Housed on Route 25 in the location of the former Piping Plover Café, Wednesday’s Table sells breakfast and lunch and features an Asian and Mediterranean-infused menu with offerings as diverse as egg, chorizo and cheese sandwiches, Vietnamese Bahn mi and grilled cheese with truffles. The eatery also sells a variety of grab-and-go deli sandwiches and soups and salads, all of which are made fresh daily.

“I wanted to make the café almost a mishmash of cuisines — things I could find on New York City corners that I’m so used to getting,” said Ms. Trieu, who lives in Peconic and is a graduate of the Institute of Culinary Education.

“We thought of all the things we enjoy eating and that my kids enjoy eating and then put them on the menu,” added Ms. Tanzi, who lives in Brooklyn and has a second home in Peconic.

Bureaucratic red tape prevented Wednesday’s Table from meeting its projected summer launch, Ms.
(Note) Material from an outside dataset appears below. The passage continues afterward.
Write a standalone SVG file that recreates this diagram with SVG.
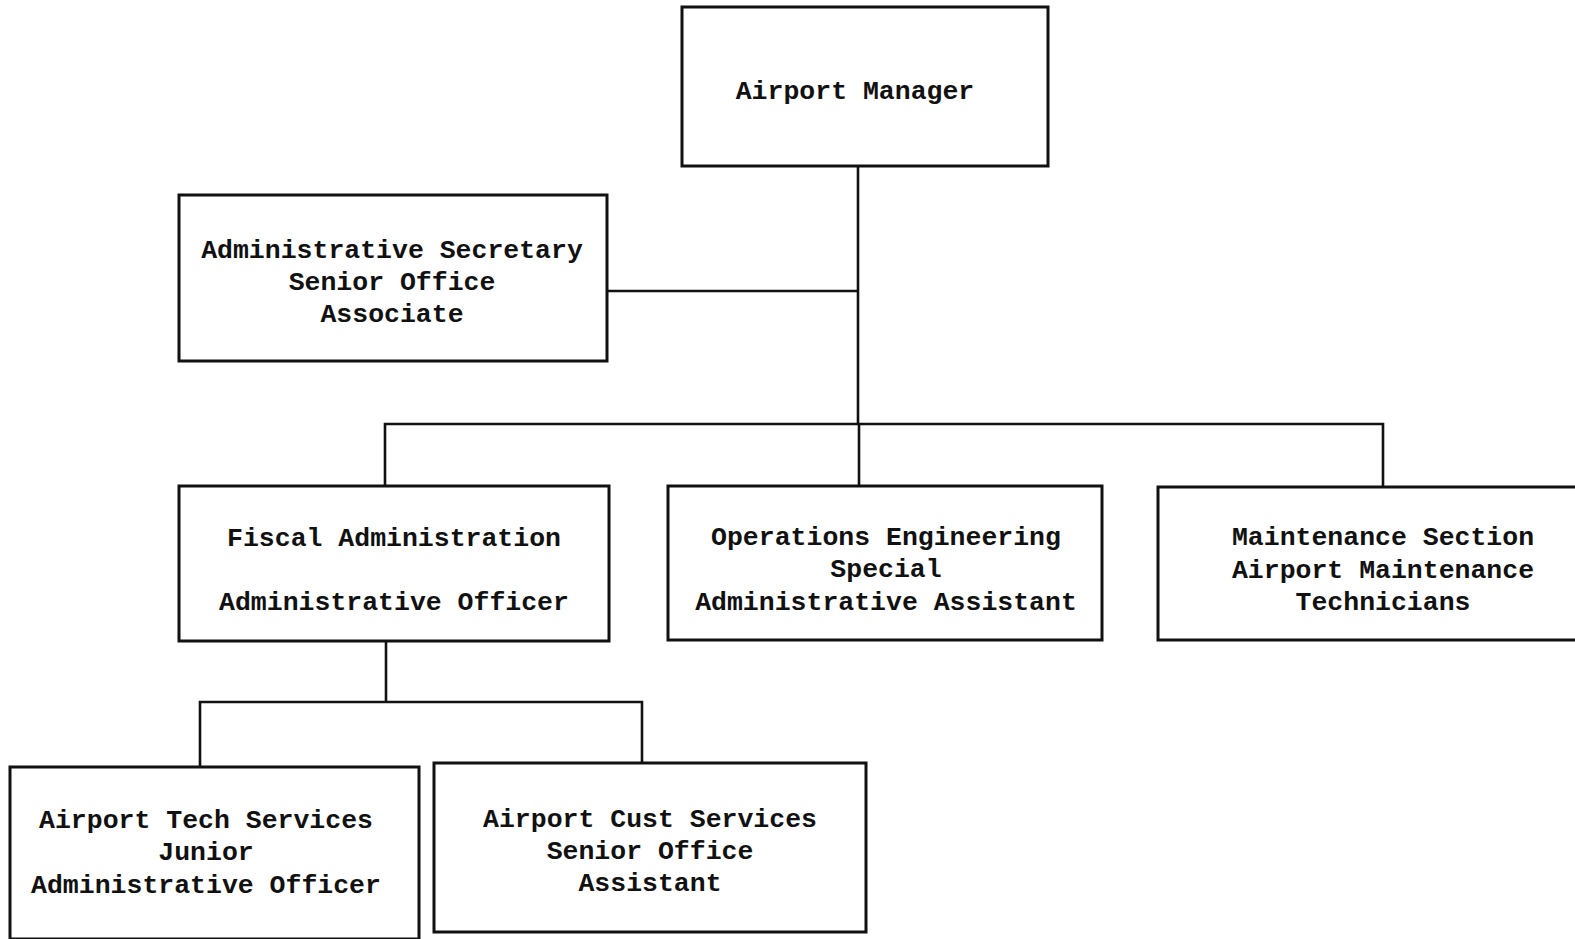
<svg xmlns="http://www.w3.org/2000/svg" width="1575" height="939" viewBox="0 0 1575 939">
<style>
.box{fill:#fff;stroke:#111;stroke-width:3}
.ln{fill:none;stroke:#111;stroke-width:2.6}
text{font-family:"Liberation Mono","Courier New",monospace;font-weight:bold;font-size:26.5px;fill:#111;text-anchor:middle}
</style>
<rect width="1575" height="939" fill="#fff"/>
<g id="connectors">
<path class="ln" d="M858 166 V424"/>
<path class="ln" d="M607 291 H858"/>
<path class="ln" d="M385 486 V424 H1383 V487"/>
<path class="ln" d="M859 424 V486"/>
<path class="ln" d="M386 641 V702"/>
<path class="ln" d="M200 767 V702 H642 V763"/>
</g>
<g id="airport-manager">
<rect class="box" x="682" y="7" width="366" height="159"/>
<text x="855" y="99">Airport Manager</text>
</g>
<g id="admin-secretary">
<rect class="box" x="179" y="195" width="428" height="166"/>
<text x="392" y="258">Administrative Secretary</text>
<text x="392" y="290">Senior Office</text>
<text x="392" y="322">Associate</text>
</g>
<g id="fiscal-administration">
<rect class="box" x="179" y="486" width="430" height="155"/>
<text x="394" y="546">Fiscal Administration</text>
<text x="394" y="610">Administrative Officer</text>
</g>
<g id="operations-engineering">
<rect class="box" x="668" y="486" width="434" height="154"/>
<text x="886" y="545">Operations Engineering</text>
<text x="886" y="577">Special</text>
<text x="886" y="610">Administrative Assistant</text>
</g>
<g id="maintenance-section">
<rect class="box" x="1158" y="487" width="430" height="153"/>
<text x="1383" y="545">Maintenance Section</text>
<text x="1383" y="578">Airport Maintenance</text>
<text x="1383" y="610">Technicians</text>
</g>
<g id="airport-tech-services">
<rect class="box" x="10" y="767" width="409" height="172"/>
<text x="206" y="828">Airport Tech Services</text>
<text x="206" y="860">Junior</text>
<text x="206" y="893">Administrative Officer</text>
</g>
<g id="airport-cust-services">
<rect class="box" x="434" y="763" width="432" height="169"/>
<text x="650" y="827">Airport Cust Services</text>
<text x="650" y="859">Senior Office</text>
<text x="650" y="891">Assistant</text>
</g>
</svg>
Tanzi said, but the Southold restaurant is now open for business.

“We’re a little sad we missed the summer season but our intent was never to be a seasonal business, so we’re excited to get to know the locals,” Ms. Tanzi said.

“We’re taking this as an opportunity to meet a lot of locals and have a conversation with them,” she added. “We may not have been able to do that if there was a summer rush.” Ms. Tanzi said the cafe’s opening was delayed when it went from being under the regulation of the U.S. Department of Agriculture to the Suffolk County Department of Health. “The process went very smoothly, but because we were dealing with a new regulator it took a while to get to know each other,” she said.

Ms. Tanzi said she and Ms. Trieu haven’t yet determined whether Wednesday’s Table will have a grand opening celebration.

“I think because we opened in the slow season we’re going to look into it and get to know the community and have them get to know us,” she said. “As the [summer] season rolls around, we’ll see where things are.”